— begin DATA SHOWN —

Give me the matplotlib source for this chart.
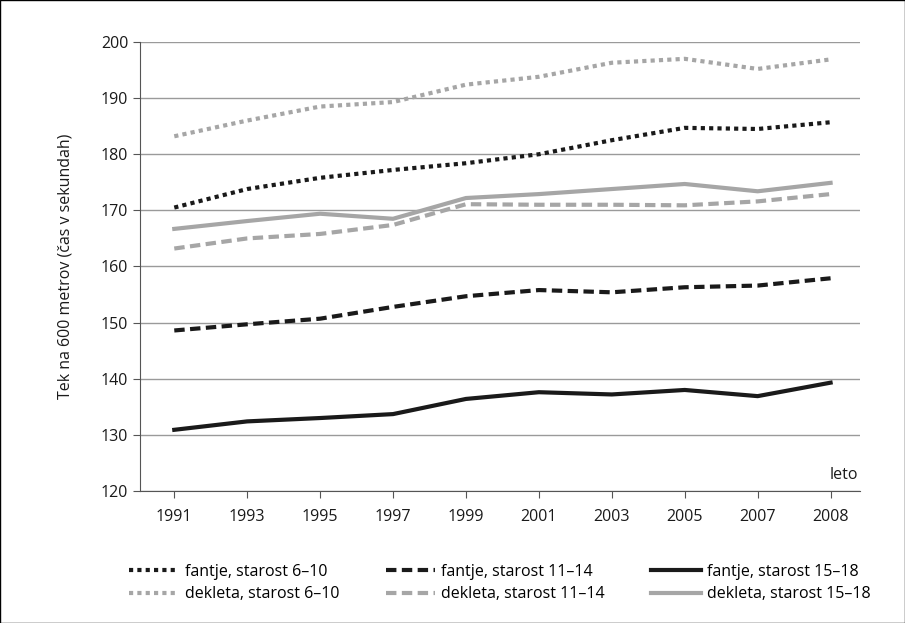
import matplotlib
matplotlib.use('Agg')
import matplotlib.pyplot as plt

years = ['1991', '1993', '1995', '1997', '1999', '2001', '2003', '2005', '2007', '2008']

fantje_6_10 = [170.5, 173.8, 175.8, 177.2, 178.4, 180.0, 182.5, 184.7, 184.5, 185.7]
fantje_11_14 = [148.6, 149.7, 150.7, 152.8, 154.7, 155.8, 155.4, 156.3, 156.6, 157.9]
fantje_15_18 = [130.9, 132.4, 133.0, 133.7, 136.4, 137.6, 137.2, 138.0, 136.9, 139.3]
dekleta_6_10 = [183.2, 186.0, 188.5, 189.3, 192.4, 193.8, 196.3, 197.0, 195.2, 196.9]
dekleta_11_14 = [163.2, 165.0, 165.8, 167.4, 171.1, 171.0, 171.0, 170.9, 171.6, 172.9]
dekleta_15_18 = [166.7, 168.1, 169.4, 168.5, 172.2, 172.9, 173.8, 174.7, 173.4, 174.9]

plt.rcParams['font.family'] = ['Open Sans', 'DejaVu Sans']

fig = plt.figure(figsize=(9.05, 6.23), dpi=100)
ax = fig.add_axes([0.1547, 0.2119, 0.7953, 0.7207])

black = '#1a1a1a'
grey = '#a6a6a6'
x = list(range(len(years)))

ax.plot(x, fantje_6_10, color=black, lw=3, linestyle=(0, (1, 1)), label='fantje, starost 6–10')
ax.plot(x, dekleta_6_10, color=grey, lw=3, linestyle=(0, (1, 1)), label='dekleta, starost 6–10')
ax.plot(x, fantje_11_14, color=black, lw=3, linestyle=(0, (2.5, 1.3)), label='fantje, starost 11–14')
ax.plot(x, dekleta_11_14, color=grey, lw=3, linestyle=(0, (2.5, 1.3)), label='dekleta, starost 11–14')
ax.plot(x, fantje_15_18, color=black, lw=3, label='fantje, starost 15–18')
ax.plot(x, dekleta_15_18, color=grey, lw=3, label='dekleta, starost 15–18')

ax.set_ylim(120, 200)
ax.set_yticks(range(120, 201, 10))
ax.set_xlim(-0.47, 9.4)
ax.set_xticks(x)
ax.set_xticklabels(years)
ax.grid(axis='y', color='#9a9a9a', lw=1)
ax.set_axisbelow(True)
for s in ['top', 'right']:
    ax.spines[s].set_visible(False)
for s in ['left', 'bottom']:
    ax.spines[s].set_color('#555555')
ax.tick_params(axis='both', colors='#555555', labelcolor='#1a1a1a', labelsize=11.5, length=5)
ax.tick_params(axis='x', pad=8)
ax.set_ylabel('Tek na 600 metrov (čas v sekundah)', fontsize=11.5, color='#1a1a1a', labelpad=20)
ax.text(9.38, 121.5, 'leto', ha='right', va='bottom', fontsize=11.5, color='#1a1a1a')

ax.legend(loc='upper center', bbox_to_anchor=(0.5, -0.13), ncol=3, frameon=False,
          fontsize=11.5, handlelength=3.1, columnspacing=2.9, labelspacing=0.4, handletextpad=0.4)

fig.patches.append(plt.Rectangle((0.0005, 0.0005), 0.999, 0.999, transform=fig.transFigure,
                                 fill=False, edgecolor='black', lw=1))

fig.savefig('out.png', dpi=100)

— end DATA SHOWN —

Give an exact reproduction of every line, leaving out any picture.

- [OUTPUT OF THE TASK]:
Give me the matplotlib source for this chart.
import matplotlib
matplotlib.use('Agg')
import matplotlib.pyplot as plt

years = ['1991', '1993', '1995', '1997', '1999', '2001', '2003', '2005', '2007', '2008']

fantje_6_10 = [170.5, 173.8, 175.8, 177.2, 178.4, 180.0, 182.5, 184.7, 184.5, 185.7]
fantje_11_14 = [148.6, 149.7, 150.7, 152.8, 154.7, 155.8, 155.4, 156.3, 156.6, 157.9]
fantje_15_18 = [130.9, 132.4, 133.0, 133.7, 136.4, 137.6, 137.2, 138.0, 136.9, 139.3]
dekleta_6_10 = [183.2, 186.0, 188.5, 189.3, 192.4, 193.8, 196.3, 197.0, 195.2, 196.9]
dekleta_11_14 = [163.2, 165.0, 165.8, 167.4, 171.1, 171.0, 171.0, 170.9, 171.6, 172.9]
dekleta_15_18 = [166.7, 168.1, 169.4, 168.5, 172.2, 172.9, 173.8, 174.7, 173.4, 174.9]

plt.rcParams['font.family'] = ['Open Sans', 'DejaVu Sans']

fig = plt.figure(figsize=(9.05, 6.23), dpi=100)
ax = fig.add_axes([0.1547, 0.2119, 0.7953, 0.7207])

black = '#1a1a1a'
grey = '#a6a6a6'
x = list(range(len(years)))

ax.plot(x, fantje_6_10, color=black, lw=3, linestyle=(0, (1, 1)), label='fantje, starost 6–10')
ax.plot(x, dekleta_6_10, color=grey, lw=3, linestyle=(0, (1, 1)), label='dekleta, starost 6–10')
ax.plot(x, fantje_11_14, color=black, lw=3, linestyle=(0, (2.5, 1.3)), label='fantje, starost 11–14')
ax.plot(x, dekleta_11_14, color=grey, lw=3, linestyle=(0, (2.5, 1.3)), label='dekleta, starost 11–14')
ax.plot(x, fantje_15_18, color=black, lw=3, label='fantje, starost 15–18')
ax.plot(x, dekleta_15_18, color=grey, lw=3, label='dekleta, starost 15–18')

ax.set_ylim(120, 200)
ax.set_yticks(range(120, 201, 10))
ax.set_xlim(-0.47, 9.4)
ax.set_xticks(x)
ax.set_xticklabels(years)
ax.grid(axis='y', color='#9a9a9a', lw=1)
ax.set_axisbelow(True)
for s in ['top', 'right']:
    ax.spines[s].set_visible(False)
for s in ['left', 'bottom']:
    ax.spines[s].set_color('#555555')
ax.tick_params(axis='both', colors='#555555', labelcolor='#1a1a1a', labelsize=11.5, length=5)
ax.tick_params(axis='x', pad=8)
ax.set_ylabel('Tek na 600 metrov (čas v sekundah)', fontsize=11.5, color='#1a1a1a', labelpad=20)
ax.text(9.38, 121.5, 'leto', ha='right', va='bottom', fontsize=11.5, color='#1a1a1a')

ax.legend(loc='upper center', bbox_to_anchor=(0.5, -0.13), ncol=3, frameon=False,
          fontsize=11.5, handlelength=3.1, columnspacing=2.9, labelspacing=0.4, handletextpad=0.4)

fig.patches.append(plt.Rectangle((0.0005, 0.0005), 0.999, 0.999, transform=fig.transFigure,
                                 fill=False, edgecolor='black', lw=1))

fig.savefig('out.png', dpi=100)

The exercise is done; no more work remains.